Return, without pictures, the lines from the start of the data through the one that contains "CELL_LABELS = ['Mix".

> Data section
## begin

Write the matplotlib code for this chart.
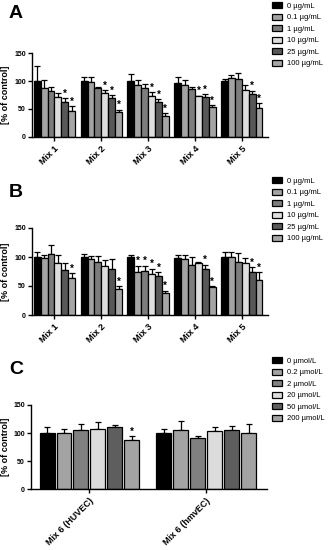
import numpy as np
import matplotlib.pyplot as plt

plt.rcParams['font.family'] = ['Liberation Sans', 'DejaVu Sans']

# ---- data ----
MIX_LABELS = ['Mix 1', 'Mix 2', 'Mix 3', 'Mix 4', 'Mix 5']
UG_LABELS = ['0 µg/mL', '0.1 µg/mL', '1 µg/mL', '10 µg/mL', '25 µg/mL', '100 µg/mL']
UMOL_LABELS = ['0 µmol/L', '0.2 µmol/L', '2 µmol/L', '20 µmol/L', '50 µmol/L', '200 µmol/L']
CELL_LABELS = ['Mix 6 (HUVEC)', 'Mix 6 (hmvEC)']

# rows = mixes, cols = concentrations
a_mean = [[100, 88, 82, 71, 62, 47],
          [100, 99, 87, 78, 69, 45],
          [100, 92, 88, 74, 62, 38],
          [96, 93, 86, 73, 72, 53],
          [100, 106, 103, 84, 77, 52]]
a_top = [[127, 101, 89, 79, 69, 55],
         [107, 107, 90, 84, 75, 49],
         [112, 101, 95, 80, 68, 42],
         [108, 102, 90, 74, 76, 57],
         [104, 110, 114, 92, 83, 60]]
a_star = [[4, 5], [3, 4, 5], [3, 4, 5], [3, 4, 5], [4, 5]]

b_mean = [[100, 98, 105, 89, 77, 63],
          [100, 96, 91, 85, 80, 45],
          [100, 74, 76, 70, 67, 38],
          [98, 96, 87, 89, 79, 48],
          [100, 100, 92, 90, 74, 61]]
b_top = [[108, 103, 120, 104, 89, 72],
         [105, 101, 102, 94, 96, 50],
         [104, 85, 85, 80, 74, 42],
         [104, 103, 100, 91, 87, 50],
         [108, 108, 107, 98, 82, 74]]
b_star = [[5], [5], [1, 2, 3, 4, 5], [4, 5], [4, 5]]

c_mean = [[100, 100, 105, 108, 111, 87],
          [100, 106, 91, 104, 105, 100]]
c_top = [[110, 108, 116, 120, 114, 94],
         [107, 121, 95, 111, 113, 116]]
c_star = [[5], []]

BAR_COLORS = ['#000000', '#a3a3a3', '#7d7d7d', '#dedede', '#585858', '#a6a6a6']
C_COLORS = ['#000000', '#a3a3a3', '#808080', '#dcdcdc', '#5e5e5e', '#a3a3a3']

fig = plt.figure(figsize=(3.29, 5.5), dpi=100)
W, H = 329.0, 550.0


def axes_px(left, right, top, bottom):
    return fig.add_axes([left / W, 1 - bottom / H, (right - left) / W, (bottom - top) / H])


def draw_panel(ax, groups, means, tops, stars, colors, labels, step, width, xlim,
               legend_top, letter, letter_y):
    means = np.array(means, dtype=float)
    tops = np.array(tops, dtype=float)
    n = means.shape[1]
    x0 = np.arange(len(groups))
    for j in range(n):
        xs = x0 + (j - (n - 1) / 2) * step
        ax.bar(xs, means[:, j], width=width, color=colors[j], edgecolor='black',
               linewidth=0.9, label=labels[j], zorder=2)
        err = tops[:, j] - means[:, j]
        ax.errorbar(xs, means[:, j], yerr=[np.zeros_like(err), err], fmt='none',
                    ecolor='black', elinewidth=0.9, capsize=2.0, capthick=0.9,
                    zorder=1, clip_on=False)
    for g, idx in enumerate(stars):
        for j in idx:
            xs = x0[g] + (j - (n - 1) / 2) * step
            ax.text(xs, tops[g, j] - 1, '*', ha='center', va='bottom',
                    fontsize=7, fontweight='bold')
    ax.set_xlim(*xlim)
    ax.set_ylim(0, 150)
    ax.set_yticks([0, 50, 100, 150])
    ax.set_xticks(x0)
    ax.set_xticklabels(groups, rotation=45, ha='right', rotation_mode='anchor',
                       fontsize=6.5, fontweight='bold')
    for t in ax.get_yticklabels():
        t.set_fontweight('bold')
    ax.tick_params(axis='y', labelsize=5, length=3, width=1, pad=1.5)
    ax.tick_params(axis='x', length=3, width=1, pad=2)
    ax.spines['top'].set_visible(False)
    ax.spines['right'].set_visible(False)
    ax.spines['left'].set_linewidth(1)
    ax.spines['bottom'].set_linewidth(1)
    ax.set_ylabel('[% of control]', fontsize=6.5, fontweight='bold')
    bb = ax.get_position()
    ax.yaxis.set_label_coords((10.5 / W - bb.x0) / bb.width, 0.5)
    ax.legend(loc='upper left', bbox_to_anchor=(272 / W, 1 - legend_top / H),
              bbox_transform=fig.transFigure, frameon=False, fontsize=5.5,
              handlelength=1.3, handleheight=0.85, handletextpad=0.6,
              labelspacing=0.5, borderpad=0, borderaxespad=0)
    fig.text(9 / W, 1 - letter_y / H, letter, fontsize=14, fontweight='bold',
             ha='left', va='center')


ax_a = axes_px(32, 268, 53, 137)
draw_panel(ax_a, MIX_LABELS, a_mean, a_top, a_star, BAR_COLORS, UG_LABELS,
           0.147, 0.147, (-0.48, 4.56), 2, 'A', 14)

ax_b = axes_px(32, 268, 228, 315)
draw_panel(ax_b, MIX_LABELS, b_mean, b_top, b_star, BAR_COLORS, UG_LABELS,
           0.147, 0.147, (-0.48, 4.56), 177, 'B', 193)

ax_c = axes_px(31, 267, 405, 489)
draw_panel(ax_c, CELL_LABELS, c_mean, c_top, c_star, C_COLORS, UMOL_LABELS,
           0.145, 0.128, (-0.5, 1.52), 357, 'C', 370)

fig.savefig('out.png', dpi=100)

## end

> Exercise output
Write the matplotlib code for this chart.
import numpy as np
import matplotlib.pyplot as plt

plt.rcParams['font.family'] = ['Liberation Sans', 'DejaVu Sans']

# ---- data ----
MIX_LABELS = ['Mix 1', 'Mix 2', 'Mix 3', 'Mix 4', 'Mix 5']
UG_LABELS = ['0 µg/mL', '0.1 µg/mL', '1 µg/mL', '10 µg/mL', '25 µg/mL', '100 µg/mL']
UMOL_LABELS = ['0 µmol/L', '0.2 µmol/L', '2 µmol/L', '20 µmol/L', '50 µmol/L', '200 µmol/L']
CELL_LABELS = ['Mix 6 (HUVEC)', 'Mix 6 (hmvEC)']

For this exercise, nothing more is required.